Quite often the subject of social-media memes, this is a well-known quote from a media-friendly astrophysicist of considerable fame.
“The good thing about science is that it’s true, whether or not you believe in it.”
— Neil deGrasse Tyson
This is a terrible quote and meme. Neil Tyson, of all people, should know better.
Instead, this is a typically haughty, shallow, bumper-sticker level of “new atheist” scientism, and way off-base anyway.
Science has been wrong and/or incomplete countless many times, and still is. Otherwise, there would be nothing more to do, no ideas worth change, and nothing to improve.
If science were categorically “true”, we’d never need retractions, nor corrigenda, nor errata, nor revisions, nor shifts in thinking from one explanatory theory to another. Done right, science continually updates what we thought could be true, or partway there, to something closer to the truth. But science is nonlinear, zig-zaggy, mistake-prone as humans are, and sometimes leads us into dead ends from which we have to backtrack before moving forward again.
I call bullshit on that quote, the arrogant attitude behind it and the implication that science monopolizes truth. I’ve had Tyson apologists respond stuff to the effect of, “He didn’t mean it…”. Then he shouldn’t have said it! Say what you mean, and mean what you say. For someone making a living as a science communicator, this was terrible communication, if unintended. I think it was intended. If not: communicate better. Talking down to your audience is hardly a way to garner attention needed for evoking better understanding by said audience.

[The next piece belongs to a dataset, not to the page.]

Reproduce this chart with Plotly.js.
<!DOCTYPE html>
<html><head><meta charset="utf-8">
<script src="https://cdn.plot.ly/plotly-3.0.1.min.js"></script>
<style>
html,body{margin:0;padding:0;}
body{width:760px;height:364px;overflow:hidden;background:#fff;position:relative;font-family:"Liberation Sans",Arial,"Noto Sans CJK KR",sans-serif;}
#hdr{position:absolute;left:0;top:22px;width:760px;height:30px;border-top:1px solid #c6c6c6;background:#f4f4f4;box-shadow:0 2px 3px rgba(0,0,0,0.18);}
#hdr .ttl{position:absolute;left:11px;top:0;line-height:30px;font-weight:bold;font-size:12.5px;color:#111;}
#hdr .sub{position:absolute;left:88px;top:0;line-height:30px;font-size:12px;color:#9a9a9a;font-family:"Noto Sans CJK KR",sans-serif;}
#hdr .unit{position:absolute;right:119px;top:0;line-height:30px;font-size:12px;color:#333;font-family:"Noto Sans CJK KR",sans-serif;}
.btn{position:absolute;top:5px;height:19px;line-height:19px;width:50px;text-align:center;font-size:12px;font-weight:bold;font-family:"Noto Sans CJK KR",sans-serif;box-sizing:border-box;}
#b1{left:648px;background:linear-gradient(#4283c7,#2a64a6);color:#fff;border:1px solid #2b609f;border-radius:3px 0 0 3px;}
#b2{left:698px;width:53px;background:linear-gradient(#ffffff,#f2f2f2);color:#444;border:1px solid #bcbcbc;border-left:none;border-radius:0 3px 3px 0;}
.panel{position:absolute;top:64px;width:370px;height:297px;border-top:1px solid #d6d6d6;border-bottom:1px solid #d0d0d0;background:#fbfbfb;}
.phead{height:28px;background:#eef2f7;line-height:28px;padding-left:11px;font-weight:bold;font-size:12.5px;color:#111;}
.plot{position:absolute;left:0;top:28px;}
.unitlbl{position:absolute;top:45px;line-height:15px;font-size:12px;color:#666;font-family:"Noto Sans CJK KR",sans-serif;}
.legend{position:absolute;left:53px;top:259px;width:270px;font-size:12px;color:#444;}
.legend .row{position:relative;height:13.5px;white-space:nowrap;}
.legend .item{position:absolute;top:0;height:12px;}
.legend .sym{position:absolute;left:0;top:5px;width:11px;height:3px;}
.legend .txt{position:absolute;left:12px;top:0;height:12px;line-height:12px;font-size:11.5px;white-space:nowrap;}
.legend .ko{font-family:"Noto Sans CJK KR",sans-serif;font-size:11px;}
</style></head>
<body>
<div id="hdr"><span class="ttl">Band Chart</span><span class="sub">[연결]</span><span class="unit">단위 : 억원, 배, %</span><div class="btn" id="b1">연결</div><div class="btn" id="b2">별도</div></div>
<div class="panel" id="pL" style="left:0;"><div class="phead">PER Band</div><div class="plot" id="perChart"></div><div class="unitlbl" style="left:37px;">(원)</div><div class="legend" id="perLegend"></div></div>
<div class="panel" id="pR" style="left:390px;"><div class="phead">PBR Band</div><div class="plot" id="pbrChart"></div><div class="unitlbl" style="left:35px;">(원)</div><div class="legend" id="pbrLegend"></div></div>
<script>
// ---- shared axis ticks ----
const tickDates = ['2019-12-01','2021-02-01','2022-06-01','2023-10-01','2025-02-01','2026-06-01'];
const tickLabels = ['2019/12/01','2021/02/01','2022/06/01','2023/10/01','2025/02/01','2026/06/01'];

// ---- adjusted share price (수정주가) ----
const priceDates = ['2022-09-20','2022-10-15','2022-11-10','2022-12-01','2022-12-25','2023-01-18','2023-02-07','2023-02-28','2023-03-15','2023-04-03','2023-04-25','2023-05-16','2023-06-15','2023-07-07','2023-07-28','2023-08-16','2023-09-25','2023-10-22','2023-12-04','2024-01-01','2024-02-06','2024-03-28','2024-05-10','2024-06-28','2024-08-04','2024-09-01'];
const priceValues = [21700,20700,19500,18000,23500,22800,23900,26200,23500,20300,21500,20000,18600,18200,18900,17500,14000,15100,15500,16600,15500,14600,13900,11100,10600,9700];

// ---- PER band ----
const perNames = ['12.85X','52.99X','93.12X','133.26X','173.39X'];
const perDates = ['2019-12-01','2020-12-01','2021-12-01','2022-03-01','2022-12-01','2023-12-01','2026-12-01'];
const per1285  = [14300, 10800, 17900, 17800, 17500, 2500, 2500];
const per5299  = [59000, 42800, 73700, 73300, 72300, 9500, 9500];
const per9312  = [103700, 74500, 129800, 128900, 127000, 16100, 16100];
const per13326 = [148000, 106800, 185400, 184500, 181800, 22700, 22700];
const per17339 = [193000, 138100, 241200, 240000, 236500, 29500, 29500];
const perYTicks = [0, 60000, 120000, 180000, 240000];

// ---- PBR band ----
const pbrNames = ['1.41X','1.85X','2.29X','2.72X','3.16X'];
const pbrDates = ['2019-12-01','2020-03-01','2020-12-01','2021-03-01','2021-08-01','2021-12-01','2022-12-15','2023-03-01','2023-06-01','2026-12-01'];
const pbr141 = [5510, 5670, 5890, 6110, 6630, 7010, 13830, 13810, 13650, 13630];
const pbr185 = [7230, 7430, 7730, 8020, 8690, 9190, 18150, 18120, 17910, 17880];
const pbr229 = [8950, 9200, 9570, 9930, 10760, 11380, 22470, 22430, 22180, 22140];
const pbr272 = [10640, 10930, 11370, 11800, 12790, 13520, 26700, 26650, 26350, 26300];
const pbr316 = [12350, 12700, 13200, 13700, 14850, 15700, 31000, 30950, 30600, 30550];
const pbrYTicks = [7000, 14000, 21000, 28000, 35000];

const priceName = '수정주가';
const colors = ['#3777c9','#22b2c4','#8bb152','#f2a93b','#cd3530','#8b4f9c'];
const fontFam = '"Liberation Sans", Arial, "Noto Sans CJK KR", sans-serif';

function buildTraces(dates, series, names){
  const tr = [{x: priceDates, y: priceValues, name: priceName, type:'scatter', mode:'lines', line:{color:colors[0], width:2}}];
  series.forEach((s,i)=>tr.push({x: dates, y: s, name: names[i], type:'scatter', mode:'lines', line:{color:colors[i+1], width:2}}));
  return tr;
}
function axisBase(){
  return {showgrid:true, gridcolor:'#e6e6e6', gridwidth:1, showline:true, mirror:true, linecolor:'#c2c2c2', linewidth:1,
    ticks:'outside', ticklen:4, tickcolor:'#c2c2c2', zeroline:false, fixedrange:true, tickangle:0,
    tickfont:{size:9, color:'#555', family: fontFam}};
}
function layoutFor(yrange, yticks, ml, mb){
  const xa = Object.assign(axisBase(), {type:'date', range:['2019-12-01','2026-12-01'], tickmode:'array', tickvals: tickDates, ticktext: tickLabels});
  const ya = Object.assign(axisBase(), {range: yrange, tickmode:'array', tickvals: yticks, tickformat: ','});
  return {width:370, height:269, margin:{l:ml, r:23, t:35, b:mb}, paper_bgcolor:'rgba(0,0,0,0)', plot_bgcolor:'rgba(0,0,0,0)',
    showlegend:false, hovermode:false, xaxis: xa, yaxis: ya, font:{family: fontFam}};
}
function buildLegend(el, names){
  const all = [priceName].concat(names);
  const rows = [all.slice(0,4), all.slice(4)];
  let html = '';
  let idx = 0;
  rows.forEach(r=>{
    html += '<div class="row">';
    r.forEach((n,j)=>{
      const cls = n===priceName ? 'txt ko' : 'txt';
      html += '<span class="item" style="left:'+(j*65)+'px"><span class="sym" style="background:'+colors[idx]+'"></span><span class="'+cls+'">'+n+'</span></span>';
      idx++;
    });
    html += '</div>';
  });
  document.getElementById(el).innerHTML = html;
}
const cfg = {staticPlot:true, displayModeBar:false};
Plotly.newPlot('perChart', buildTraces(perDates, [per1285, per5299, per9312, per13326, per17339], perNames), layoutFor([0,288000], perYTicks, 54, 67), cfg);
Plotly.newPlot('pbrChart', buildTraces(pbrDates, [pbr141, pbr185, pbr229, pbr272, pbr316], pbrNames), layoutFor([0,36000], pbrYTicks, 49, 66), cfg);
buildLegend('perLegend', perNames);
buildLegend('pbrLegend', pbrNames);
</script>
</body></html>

Instead of “true”, I see science as an amazing, God-given pathway to understanding His infinite developments better and better by the year.

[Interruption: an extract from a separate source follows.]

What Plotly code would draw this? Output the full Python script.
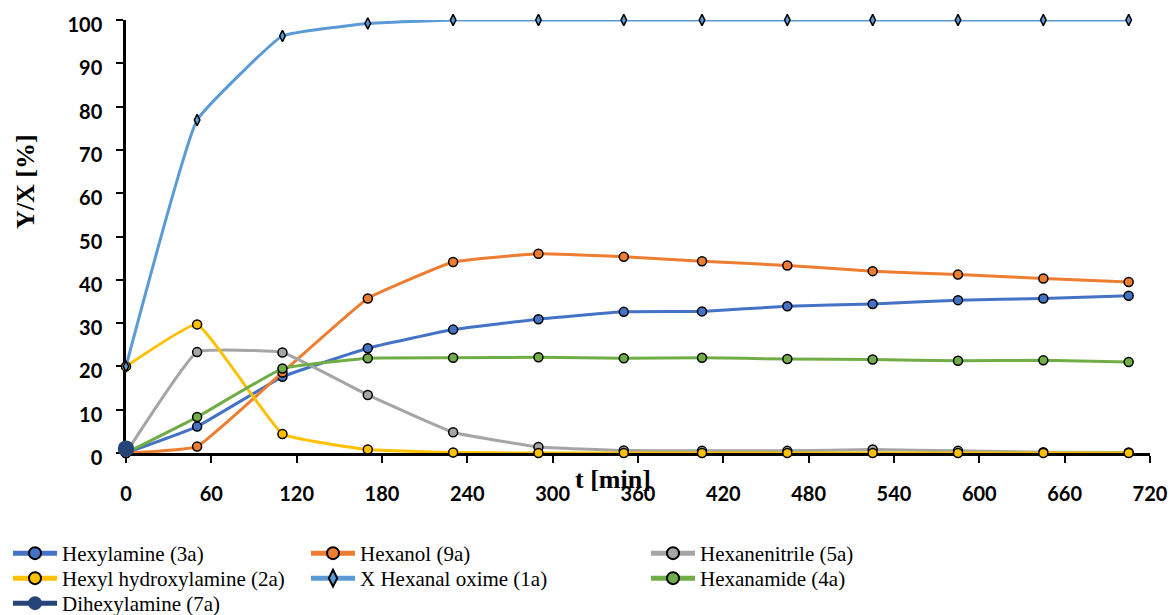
import plotly.graph_objects as go

# Sampling times [min]
t = [0, 50, 110, 170, 230, 290, 350, 405, 465, 525, 585, 645, 705]

# Yields / conversion [%]
hexylamine = [0, 6.1, 17.6, 24.2, 28.5, 30.9, 32.6, 32.7, 33.9, 34.4, 35.3, 35.7, 36.3]
hexanol = [0, 1.5, 18.6, 35.7, 44.1, 46.0, 45.3, 44.3, 43.3, 42.0, 41.2, 40.3, 39.5]
hexanenitrile = [0, 23.3, 23.2, 13.4, 4.8, 1.4, 0.6, 0.5, 0.5, 0.8, 0.5, 0.2, 0.1]
hexyl_hydroxylamine = [20, 29.7, 4.4, 0.8, 0.1, 0, 0, 0, 0, 0, 0, 0, 0]
hexanal_oxime_conv = [20, 76.9, 96.3, 99.2, 100, 100, 100, 100, 100, 100, 100, 100, 100]
hexanamide = [0, 8.3, 19.5, 21.9, 22.0, 22.1, 21.9, 22.0, 21.7, 21.6, 21.3, 21.4, 21.0]
t_dihexylamine = [0]
dihexylamine = [1.0]

x_ticks = [0, 60, 120, 180, 240, 300, 360, 420, 480, 540, 600, 660, 720]
y_ticks = [0, 10, 20, 30, 40, 50, 60, 70, 80, 90, 100]

# plot area in pixels
W, H = 1171, 615
L, R, T, B = 126, 21, 20, 162
PW, PH = W - L - R, H - T - B


def px_x(p):
    return (p - L) / PW


def px_y(p):
    return (H - B - p) / PH


series = [
    # name, x, y, colour, symbol, size, legend box (left px, top px)
    ("Hexylamine (3a)", t, hexylamine, "#4472C4", "circle", 9, (8, 533)),
    ("Hexanol (9a)", t, hexanol, "#ED7D31", "circle", 9, (306, 533)),
    ("Hexanenitrile (5a)", t, hexanenitrile, "#A5A5A5", "circle", 9, (646, 533)),
    ("Hexyl hydroxylamine (2a)", t, hexyl_hydroxylamine, "#FFC000", "circle", 9, (8, 558)),
    ("X Hexanal oxime (1a)", t, hexanal_oxime_conv, "#5B9BD5", "diamond-tall", 8, (306, 558)),
    ("Hexanamide (4a)", t, hexanamide, "#70AD47", "circle", 9, (646, 558)),
    ("Dihexylamine (7a)", t_dihexylamine, dihexylamine, "#264478", "circle", 15, (8, 583)),
]

fig = go.Figure()
legend_layouts = {}
for i, (name, xs, ys, col, sym, size, (lx, ly)) in enumerate(series):
    lname = "legend" if i == 0 else f"legend{i + 1}"
    outline = col if name.startswith("Dihexyl") else "black"
    fig.add_trace(go.Scatter(
        x=xs, y=ys, name=name, mode="lines+markers",
        line=dict(color=col, width=3, shape="spline", smoothing=0.3),
        marker=dict(symbol=sym, size=size, color=col,
                    line=dict(color=outline, width=1.5)),
        cliponaxis=False, legend=lname,
    ))
    legend_layouts[lname] = dict(
        x=px_x(lx), y=px_y(ly), xanchor="left", yanchor="top",
        bgcolor="rgba(0,0,0,0)", itemsizing="constant", itemwidth=44,
        font=dict(family="Liberation Serif", size=21, color="black"),
        tracegroupgap=0,
    )

tick_font = dict(family="Lato", size=20, color="black", weight="bold")

fig.update_layout(
    width=W, height=H,
    margin=dict(l=L, r=R, t=T, b=B, autoexpand=False),
    paper_bgcolor="white", plot_bgcolor="white",
    showlegend=True,
    xaxis=dict(
        range=[0, 720], tickvals=x_ticks, ticktext=[str(v) for v in x_ticks],
        showgrid=False, zeroline=False, showline=True, linecolor="black", linewidth=2.5,
        ticks="outside", ticklen=7, tickwidth=2, tickcolor="black",
        tickfont=tick_font, ticklabelstandoff=14, layer="below traces",
    ),
    yaxis=dict(
        range=[0, 100], tickvals=y_ticks,
        showgrid=False, zeroline=False, showline=True, linecolor="black", linewidth=2.5,
        ticks="outside", ticklen=7, tickwidth=2, tickcolor="black",
        tickfont=tick_font, ticklabelstandoff=10, ticklabelshift=5,
        layer="below traces",
    ),
    annotations=[
        dict(text="<b>t [min]</b>", x=px_x(613), y=px_y(479), xref="paper", yref="paper",
             showarrow=False, xanchor="center", yanchor="middle",
             font=dict(family="Liberation Serif", size=26, color="black")),
        dict(text="<b>Y/X [%]</b>", x=px_x(25), y=px_y(182), xref="paper", yref="paper",
             showarrow=False, xanchor="center", yanchor="middle", textangle=-90,
             font=dict(family="Liberation Serif", size=26, color="black")),
    ],
    **legend_layouts,
)

fig.write_html("out.html")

We should be humble enough to understand that complete truth is beyond our means and abilities, and that science is but one way of learning on the journey toward our ultimate destination.
Instead the meme should say: “The good thing about science is that it is iteratively self-correcting.”
I am fortunate enough to be a published natural scientist, in my case meteorology instead of astrophysics (though I did take an astrophysics course in college…it was fun and enlightening!). I strive not to be perfect, nor to know all that’s “true” (only God does), nor to be better than thou, but instead, to build upon the already substantial and imperfect understanding we have of some small part of our universe — in my case, dangerous weather. Sure, I may know more about severe weather than >99% of the population, through study, direct observation, research, and forecast experience. I’m considered an expert. And yet, my knowledge of it is, to use a vaguely theological theme, still but a single grain of sand on the seashore of understanding. Atmospheric-science ideas I may treat as “true” now may be amended a little or a lot, or even exterminated, upon future discovery and/or analysis. Good! That, friends, is science.
Nearly 35 years of full-time science to my name, and a lot of forecasts and research papers (per our respective CVs, twice as many lead-authored formal papers as NDGT, despite my being a full-time, shift-rotating forecaster the whole time), one thing I can say with great confidence that our science still has much to learn and much to improve. Otherwise your forecasts would be on the mark all the time, even though they are a lot better than 35 years ago! I hope my peers and I have helped to steer it on a truer course, even if its “truth” is far from perfect or complete, or has been the case often throughout history, not true upon further study, and requiring revision.